Requirement → Return the material word for word. Do not include pictures.

--

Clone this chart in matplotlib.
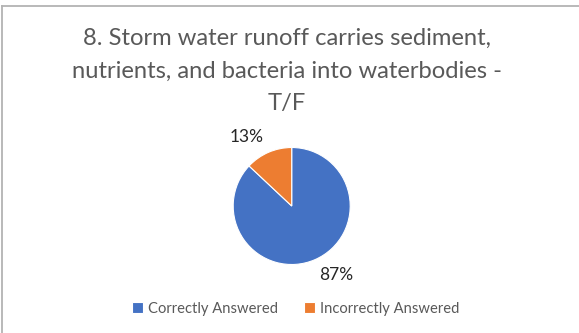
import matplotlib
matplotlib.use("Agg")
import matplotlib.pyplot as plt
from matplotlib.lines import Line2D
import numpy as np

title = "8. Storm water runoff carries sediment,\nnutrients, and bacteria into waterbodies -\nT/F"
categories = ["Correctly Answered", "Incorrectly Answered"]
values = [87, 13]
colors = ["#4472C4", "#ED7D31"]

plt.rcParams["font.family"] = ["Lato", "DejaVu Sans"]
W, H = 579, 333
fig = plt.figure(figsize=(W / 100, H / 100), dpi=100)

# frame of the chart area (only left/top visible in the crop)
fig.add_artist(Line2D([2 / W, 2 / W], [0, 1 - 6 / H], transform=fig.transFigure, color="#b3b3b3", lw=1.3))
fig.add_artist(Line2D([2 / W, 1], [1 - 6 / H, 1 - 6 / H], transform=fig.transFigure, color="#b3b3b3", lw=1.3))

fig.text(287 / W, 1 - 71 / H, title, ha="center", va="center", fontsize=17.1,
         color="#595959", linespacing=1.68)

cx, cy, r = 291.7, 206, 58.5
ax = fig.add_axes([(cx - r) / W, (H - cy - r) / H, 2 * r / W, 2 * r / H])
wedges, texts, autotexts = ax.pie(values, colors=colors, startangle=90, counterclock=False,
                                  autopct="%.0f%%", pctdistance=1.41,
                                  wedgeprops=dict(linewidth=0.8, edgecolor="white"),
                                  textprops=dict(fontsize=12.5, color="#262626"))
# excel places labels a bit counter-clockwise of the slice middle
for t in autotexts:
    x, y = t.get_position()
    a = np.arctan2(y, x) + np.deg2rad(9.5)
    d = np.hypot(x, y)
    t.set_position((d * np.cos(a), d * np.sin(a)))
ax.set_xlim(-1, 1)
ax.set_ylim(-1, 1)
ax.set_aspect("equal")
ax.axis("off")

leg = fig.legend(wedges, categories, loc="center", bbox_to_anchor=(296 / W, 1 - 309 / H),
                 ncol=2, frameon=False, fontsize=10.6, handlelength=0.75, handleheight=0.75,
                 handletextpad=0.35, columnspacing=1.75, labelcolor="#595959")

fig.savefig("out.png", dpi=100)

--

Written response →
Clone this chart in matplotlib.
import matplotlib
matplotlib.use("Agg")
import matplotlib.pyplot as plt
from matplotlib.lines import Line2D
import numpy as np

title = "8. Storm water runoff carries sediment,\nnutrients, and bacteria into waterbodies -\nT/F"
categories = ["Correctly Answered", "Incorrectly Answered"]
values = [87, 13]
colors = ["#4472C4", "#ED7D31"]

plt.rcParams["font.family"] = ["Lato", "DejaVu Sans"]
W, H = 579, 333
fig = plt.figure(figsize=(W / 100, H / 100), dpi=100)

# frame of the chart area (only left/top visible in the crop)
fig.add_artist(Line2D([2 / W, 2 / W], [0, 1 - 6 / H], transform=fig.transFigure, color="#b3b3b3", lw=1.3))
fig.add_artist(Line2D([2 / W, 1], [1 - 6 / H, 1 - 6 / H], transform=fig.transFigure, color="#b3b3b3", lw=1.3))

fig.text(287 / W, 1 - 71 / H, title, ha="center", va="center", fontsize=17.1,
         color="#595959", linespacing=1.68)

cx, cy, r = 291.7, 206, 58.5
ax = fig.add_axes([(cx - r) / W, (H - cy - r) / H, 2 * r / W, 2 * r / H])
wedges, texts, autotexts = ax.pie(values, colors=colors, startangle=90, counterclock=False,
                                  autopct="%.0f%%", pctdistance=1.41,
                                  wedgeprops=dict(linewidth=0.8, edgecolor="white"),
                                  textprops=dict(fontsize=12.5, color="#262626"))
# excel places labels a bit counter-clockwise of the slice middle
for t in autotexts:
    x, y = t.get_position()
    a = np.arctan2(y, x) + np.deg2rad(9.5)
    d = np.hypot(x, y)
    t.set_position((d * np.cos(a), d * np.sin(a)))
ax.set_xlim(-1, 1)
ax.set_ylim(-1, 1)
ax.set_aspect("equal")
ax.axis("off")

leg = fig.legend(wedges, categories, loc="center", bbox_to_anchor=(296 / W, 1 - 309 / H),
                 ncol=2, frameon=False, fontsize=10.6, handlelength=0.75, handleheight=0.75,
                 handletextpad=0.35, columnspacing=1.75, labelcolor="#595959")

fig.savefig("out.png", dpi=100)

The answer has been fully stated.